6. Comentários sobre a existência da utilidade agradável.

Mas é coisa muitíssimo digna de investigação por que Deus teria querido criar estas coisas que previa que não haveriam de ser necessárias para o homem, se tudo fez por causa do homem? Saberemos isto mais rapidamente se refletirmos sobre a causa e o modo da criação do homem.

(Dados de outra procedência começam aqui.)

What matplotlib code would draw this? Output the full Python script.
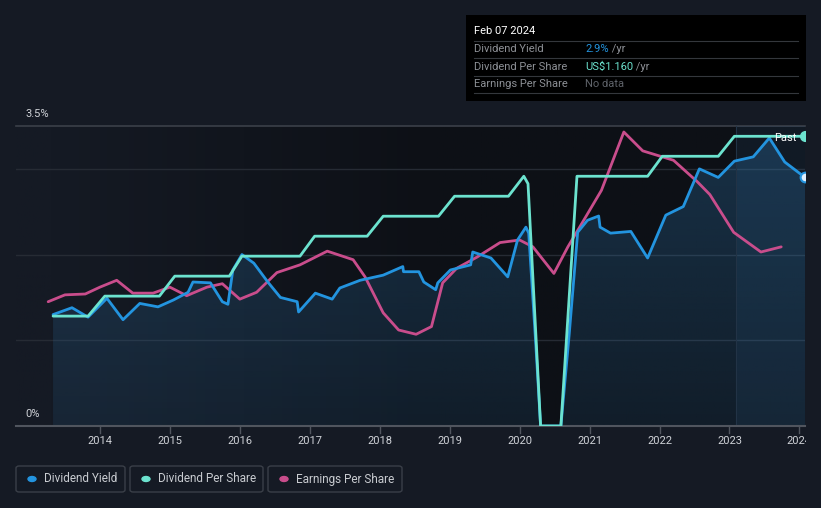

Deus fez o homem por causa de si mesmo, e criou todas as outras coisas por causa dos homens. Fez o homem por causa de si mesmo, não porque precisasse do homem, mas porque nada podendo dar de melhor, para que se desse a si mesmo em fruiçao ao homem; as outras criaturas foram feitas para que fossem sujeitas ao homem por condição e servissem à sua utilidade. O homem, portanto, como que colocado em uma posição intermediária, tem acima de si a Deus, e abaixo de si ao mundo. Pelo corpo, está unido inferiormente ao mundo; pelo espírito, se eleva a Deus. Foi, porém, necessário que a criação das coisas visíveis fosse ordenada de tal modo que o homem nelas conhecesse exteriormente qual seria bem invisível que deveria buscar interiormente, isto é, que visse abaixo de si aquilo que deveria apetecer acima. Não era, pois, conveniente que a multidão das coisas sensíveis estivesse submetida em parte alguma ao defeito, já que por causa disso foi principalmente instituída, para que anunciasse a riqueza inestimável dos bens eternos. Por este motivo Deus quis também criar aquelas coisas que previa que não seriam necessárias ao uso do homem: se tivesse querido apenas o necessário, seria., de fato, bom, mas não seria rico. Acrescentando, porém, às necessárias também as cômodas, mostrou as riquezas de sua bondade; as cômodas, agraciadas com o acréscimo das côngruas, demonstram a abundância da divina bondade; mas ao depois acrescentar às côngruas também as agradáveis, o que faz senão tornar conhecida a superabundância das riquezas de sua bondade?